Linking your membership information with other pieces of software, for example your Web page, is made easier by setting up an interface or extract process. Whether in batch mode (run once a day or once a week) or linked dynamically (real-time) it is not difficult to share information from the centralized database for a variety of uses.
And occasionally you need access to your data on the road, or remotely from another office. A centralized database can be accessed via a VPN (virtual private network) through the Internet or through a replication process that allows you to take a copy of the database with you on the road, make changes to it, then update those changes back at the office. This function is especially useful for managing conferences or events at a remote location.
The trick to making a centralized database work, despite everyone having their own fiefdom of needs and information, is to try to meet the majority of those needs in the one database. Just as there are modules of information that everyone will use - member names, phone numbers, addresses - there will be specifically designed modules for each department in the centralized database, such as dues, events, and committees. Each of these detailed modules can be developed to meet that groups needs, with the added benefit that - with the appropriate permissions - others can view and share that information.

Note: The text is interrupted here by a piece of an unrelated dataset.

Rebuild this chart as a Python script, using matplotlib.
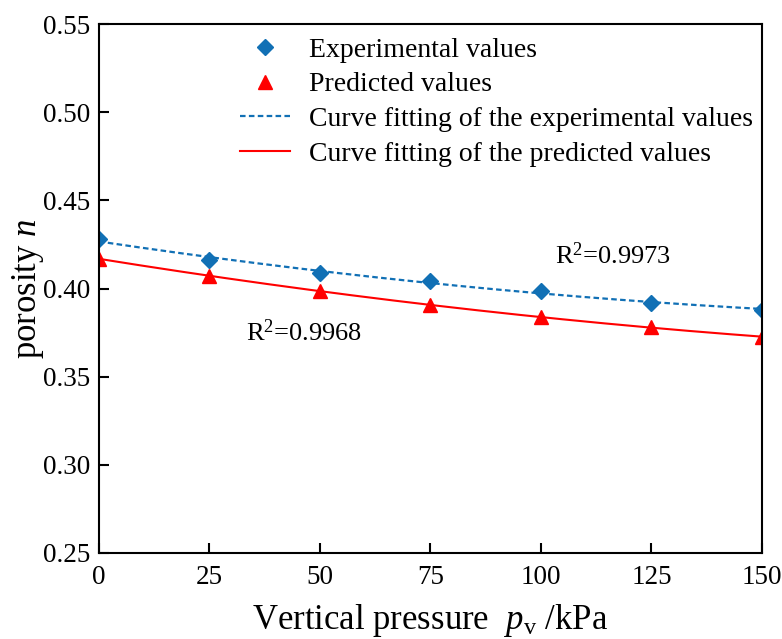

Whether a system is the latest whiz-bang association management system that includes dozens of modules and powers the content on a Web site, or a simple specifically designed Microsoft Access database, the redundant data gremlin can rear its ugly head. Technology is a tool that can help neutralize the gremlin, but the key resides with the users of the data. They must understand that the modern, technological world has no place for data fiefdoms. It may mean using time and resources in programming or may mean developing different work processes. In the end, having one, clean source of data will enable an organization to better serve all of its various constituents.